Terran R’s production base will be in Long Beach, CA, at Relativity’s headquarters which is home to its fourth-generation Stargate Additive Manufacturing machines. At production run rate from this single factory, the company estimates its ability to initially produce and fly more than forty-five Terran Rs annually, with adaptive software-driven production infrastructure able to build more or less first or second stage components based on reuse rate and customer demand over time. Stage and engine testing for Terran R will take place at Relativity’s test facilities, located at NASA Stennis Space Center in Mississippi.

Announced in October 2022, Relativity is actively building additional new test stands and infrastructure on a more than 150-acre expansion to support a high volume of Terran R testing as vehicle production and launch cadence increases. The completion of a new dual-bay vertical engine test stand is expected by autumn 2023, in addition to the multiple test areas at each of Relativity’s E2 and E4 sites repurposed from Terran 1 development.

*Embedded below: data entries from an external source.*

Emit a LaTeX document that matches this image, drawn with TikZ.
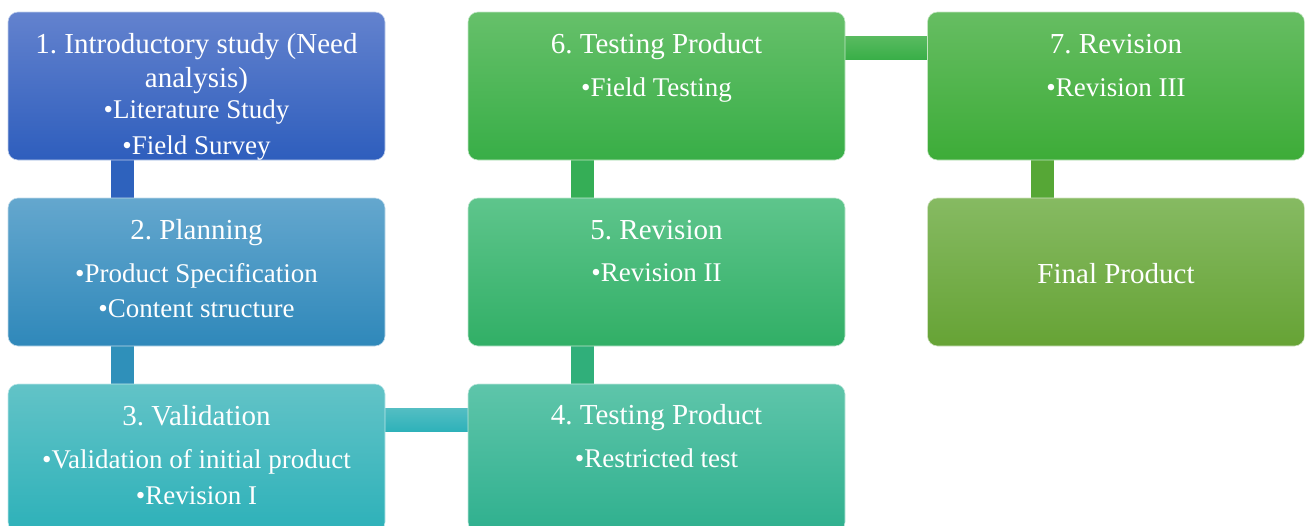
\documentclass[tikz,border=0pt]{standalone}
\usepackage{fontspec}
\setmainfont{Liberation Serif}
\usetikzlibrary{calc,backgrounds}
\frenchspacing
\definecolor{aT}{HTML}{6382CE}\definecolor{aB}{HTML}{2E5EBD}
\definecolor{bT}{HTML}{64A7CE}\definecolor{bB}{HTML}{2F88BA}
\definecolor{cT}{HTML}{62C3C7}\definecolor{cB}{HTML}{2DB1B9}
\definecolor{dT}{HTML}{5EC5AA}\definecolor{dB}{HTML}{2FB08E}
\definecolor{eT}{HTML}{5EC58C}\definecolor{eB}{HTML}{31AF66}
\definecolor{fT}{HTML}{66C06A}\definecolor{fB}{HTML}{38AE47}
\definecolor{gT}{HTML}{66BD62}\definecolor{gB}{HTML}{3DAC38}
\definecolor{hT}{HTML}{86BA62}\definecolor{hB}{HTML}{66A335}
\tikzset{
  stagebox/.style={rounded corners=10pt, minimum width=377pt, minimum height=148pt, inner sep=0pt, draw=white!70!#1, line width=0.6pt},
  ttl/.style={text=white, anchor=base, inner sep=0pt, font=\fontsize{29}{34}\selectfont},
  blt/.style={text=white, anchor=base, inner sep=0pt, font=\fontsize{27}{31}\selectfont},
}
\begin{document}
\begin{tikzpicture}[x=1pt,y=-1pt]
\useasboundingbox (0,0) rectangle (1305,525);
\clip (0,0) rectangle (1305,525);
% boxes
\node[stagebox=aB, top color=aT, bottom color=aB] (b1) at (196.5,86) {};
\node[stagebox=bB, top color=bT, bottom color=bB] (b2) at (196.5,272) {};
\node[stagebox=cB, top color=cT, bottom color=cB] (b3) at (196.5,458) {};
\node[stagebox=dB, top color=dT, bottom color=dB] (b4) at (656.5,458) {};
\node[stagebox=eB, top color=eT, bottom color=eB] (b5) at (656.5,272) {};
\node[stagebox=fB, top color=fT, bottom color=fB] (b6) at (656.5,86) {};
\node[stagebox=gB, top color=gT, bottom color=gB] (b7) at (1116,86) {};
\node[stagebox=hB, top color=hT, bottom color=hB] (b8) at (1116,272) {};
% connectors
\begin{scope}[on background layer]
\fill[color=aB!90!bB] ($(b1.south west)!0.305!(b1.south east)+(-11.5,-2)$) rectangle ($(b2.north west)!0.305!(b2.north east)+(11.5,2)$);
\fill[color=bB!80!cB] ($(b2.south west)!0.305!(b2.south east)+(-11.5,-2)$) rectangle ($(b3.north west)!0.305!(b3.north east)+(11.5,2)$);
\shade[top color=cT!70!cB, bottom color=cB] ($(b3.north east)!0.247!(b3.south east)+(-2,-11.5)$) rectangle ($(b4.north west)!0.247!(b4.south west)+(2,11.5)$);
\fill[color=dB!50!eB] ($(b5.south west)!0.305!(b5.south east)+(-11.5,-2)$) rectangle ($(b4.north west)!0.305!(b4.north east)+(11.5,2)$);
\fill[color=eB!50!fB] ($(b6.south west)!0.305!(b6.south east)+(-11.5,-2)$) rectangle ($(b5.north west)!0.305!(b5.north east)+(11.5,2)$);
\shade[top color=fT!70!fB, bottom color=fB] ($(b6.north east)!0.247!(b6.south east)+(-2,-11.5)$) rectangle ($(b7.north west)!0.247!(b7.south west)+(2,11.5)$);
\fill[color=gB!40!hB] ($(b7.south west)!0.305!(b7.south east)+(-11.5,-2)$) rectangle ($(b8.north west)!0.305!(b8.north east)+(11.5,2)$);
\end{scope}
% texts
\node[ttl] (t1a) at (196.5,53) {1. Introductory study (Need};
\node[ttl] (t1b) at (196.5,87) {analysis)};
\node[blt] (t1c) at (196.5,118) {•Literature Study};
\node[blt] (t1d) at (196.5,154) {•Field Survey};
\node[ttl] (t2a) at (196.5,239) {2. Planning};
\node[blt] (t2b) at (196.5,282) {•Product Specification};
\node[blt] (t2c) at (196.5,317) {•Content structure};
\node[ttl] (t3a) at (196.5,425) {3. Validation};
\node[blt] (t3b) at (196.5,468) {•Validation of initial product};
\node[blt] (t3c) at (196.5,504) {•Revision I};
\node[ttl] (t4a) at (656.5,424) {4. Testing Product};
\node[blt] (t4b) at (656.5,467) {•Restricted test};
\node[ttl] (t5a) at (656.5,239) {5. Revision};
\node[blt] (t5b) at (656.5,281) {•Revision II};
\node[ttl] (t6a) at (656.5,53) {6. Testing Product};
\node[blt] (t6b) at (656.5,96) {•Field Testing};
\node[ttl] (t7a) at (1116,53) {7. Revision};
\node[blt] (t7b) at (1116,96) {•Revision III};
\node[ttl] (t8a) at (1116,283) {Final Product};
\end{tikzpicture}
\end{document}
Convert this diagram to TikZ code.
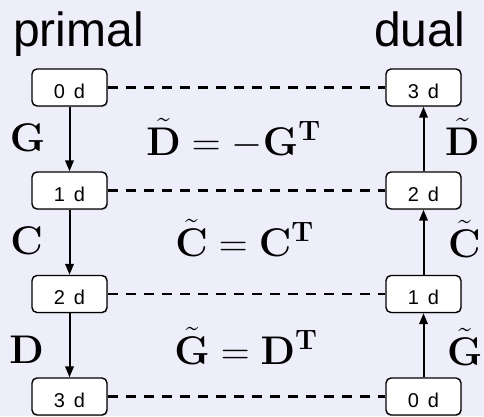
\documentclass[tikz,border=0pt]{standalone}
\usepackage{fix-cm}
\usepackage{amsmath,amssymb}
\usepackage[no-math]{fontspec}
\newfontfamily\helv{Liberation Sans}
\usetikzlibrary{arrows.meta,shadows}
\definecolor{bgcol}{RGB}{238,238,251}

\begin{document}
\begin{tikzpicture}[x=1pt,y=-1pt,
    cell/.style={draw,line width=1.4pt,fill=white,rounded corners=5pt,
      minimum width=75pt,inner xsep=0pt,inner ysep=0pt,text height=29pt,text depth=8pt,
      font=\helv\fontsize{20}{20}\selectfont,
      drop shadow={shadow xshift=1pt,shadow yshift=-1pt,opacity=.3}},
    dashline/.style={line width=2.2pt,dash pattern=on 10pt off 8pt},
    flow/.style={line width=2pt,-{Triangle[length=11pt,width=8.5pt]}},
    mlab/.style={inner sep=0pt,anchor=base,font=\fontsize{40}{40}\selectfont},
    title/.style={inner sep=0pt,font=\helv\fontsize{48}{48}\selectfont}]
    \fill[bgcol] (0,0) rectangle (484,416);
    \useasboundingbox (0,0) rectangle (484,416);
    \node[title,anchor=base west] (primal) at (13,46) {primal};
    \node[title,anchor=base east] (dual) at (465,46) {dual};
    \foreach \i/\y in {0/87.5,1/190.5,2/294,3/396.5}{
      \pgfmathtruncatemacro\j{3-\i}
      \node[cell] (p\i) at (69.5,\y) {\i\hspace{.45em}d};
      \node[cell] (d\j) at (423.5,\y) {\j\hspace{.45em}d};
      \draw[dashline] (p\i) -- (d\j);
    }
    \foreach \a/\b in {0/1,1/2,2/3}{
      \draw[flow] (p\a) -- (p\b);
      \draw[flow] (d\a) -- (d\b);
    }
    \node[mlab] (gl) at (27.5,151) {$\mathbf{G}$};
    \node[mlab] (cl) at (26.5,254) {$\mathbf{C}$};
    \node[mlab] (dl) at (26.5,363) {$\mathbf{D}$};
    \node[mlab] (deq) at (233.5,155) {$\tilde{\mathbf{D}}=-\mathbf{G}^{\mathbf{T}}$};
    \node[mlab] (ceq) at (244.5,256) {$\tilde{\mathbf{C}}=\mathbf{C}^{\mathbf{T}}$};
    \node[mlab] (geq) at (246,364) {$\tilde{\mathbf{G}}=\mathbf{D}^{\mathbf{T}}$};
    \node[mlab,anchor=base west] (dr) at (445,155) {$\tilde{\mathbf{D}}$};
    \node[mlab,anchor=base west] (cr) at (448,257) {$\tilde{\mathbf{C}}$};
    \node[mlab,anchor=base west] (gr) at (447,365) {$\tilde{\mathbf{G}}$};
\end{tikzpicture}
\end{document}
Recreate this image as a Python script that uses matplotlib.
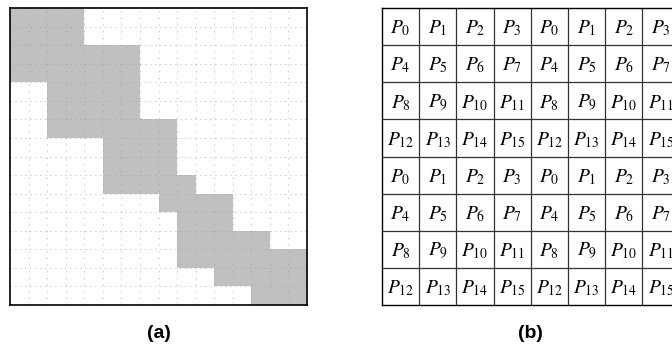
import matplotlib
matplotlib.use("Agg")
import matplotlib.pyplot as plt
from matplotlib.patches import Rectangle

plt.rcParams['mathtext.fontset'] = 'stix'

# ---- data ----
grid_n = 16
block_x0 = [0, 2, 5, 8, 9, 11, 13]
block_x1 = [4, 7, 9, 10, 12, 14, 16]
block_y0 = [0, 2, 6, 9, 10, 12, 13]
block_y1 = [4, 7, 10, 11, 14, 15, 16]

table_rows = 8
table_cols = 8
proc_grid = [[0, 1, 2, 3], [4, 5, 6, 7], [8, 9, 10, 11], [12, 13, 14, 15]]
panel_labels = ['(a)', '(b)']

W, H = 672, 347
fig = plt.figure(figsize=(W / 100, H / 100), dpi=100)

# ---- panel (a) ----
axA = fig.add_axes([10 / W, 1 - 305 / H, 297 / W, 297 / H])
axA.set_xlim(0, grid_n)
axA.set_ylim(grid_n, 0)
for x0, x1, y0, y1 in zip(block_x0, block_x1, block_y0, block_y1):
    axA.add_patch(Rectangle((x0, y0), x1 - x0, y1 - y0, facecolor='#c0c0c0',
                            edgecolor='none', zorder=1))
for k in range(1, grid_n):
    axA.axhline(k, color='#9a9a9a', lw=0.6, ls=(0, (1, 5)), zorder=2)
    axA.axvline(k, color='#9a9a9a', lw=0.6, ls=(0, (1, 7)), zorder=2)
axA.set_xticks([])
axA.set_yticks([])
for s in axA.spines.values():
    s.set_linewidth(1.2)
    s.set_color('black')

# ---- panel (b) ----
cw = 37.2
axB = fig.add_axes([382 / W, 1 - 305 / H, table_cols * cw / W, 297 / H])
axB.set_xlim(0, table_cols)
axB.set_ylim(table_rows, 0)
for k in range(1, table_cols):
    axB.axvline(k, color='#333333', lw=0.9)
for k in range(1, table_rows):
    axB.axhline(k, color='#333333', lw=0.9)
for r in range(table_rows):
    for c in range(table_cols):
        pid = proc_grid[r % 4][c % 4]
        axB.text(c + 0.5, r + 0.55, r'$P_{%d}$' % pid, ha='center', va='center',
                 fontsize=14)
axB.set_xticks([])
axB.set_yticks([])
for s in axB.spines.values():
    s.set_linewidth(1.0)
    s.set_color('black')

# ---- captions ----
fig.text(158.5 / W, 1 - 334 / H, panel_labels[0], ha='center', va='center',
         fontsize=14, fontweight='bold', family='Liberation Sans')
fig.text(530 / W, 1 - 334 / H, panel_labels[1], ha='center', va='center',
         fontsize=14, fontweight='bold', family='Liberation Sans')

fig.savefig('out.png', dpi=100)
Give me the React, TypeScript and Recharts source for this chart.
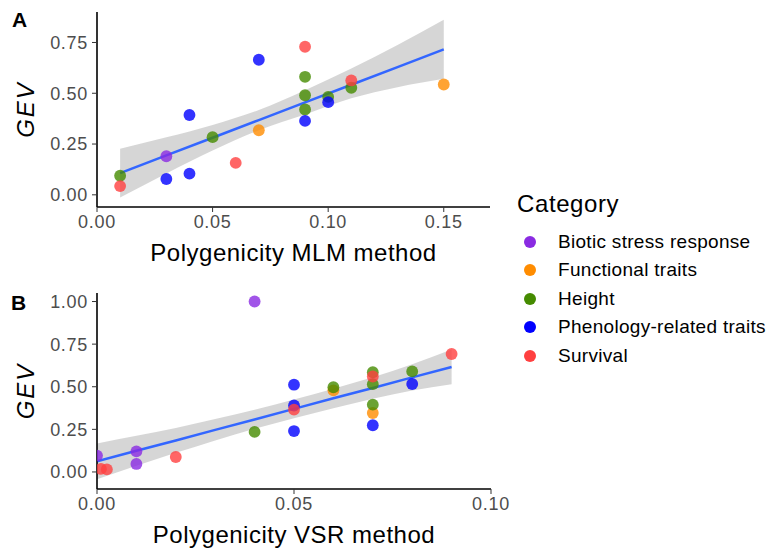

Leveraging Space Launch Complex 16, Relativity’s current orbital launch site at Space Force Base in Cape Canaveral, FL, the company plans to build a secondary launch pad adjacent to its existing Terran 1 test and launch facilities. After completion of production and initial structural proto-qualification testing in Long Beach, Terran R vehicles will travel by sea through the Panama Canal to Mississippi for testing and then Florida for launch. Reused boosters will stay in Florida and be rapidly refurbished for additional launches.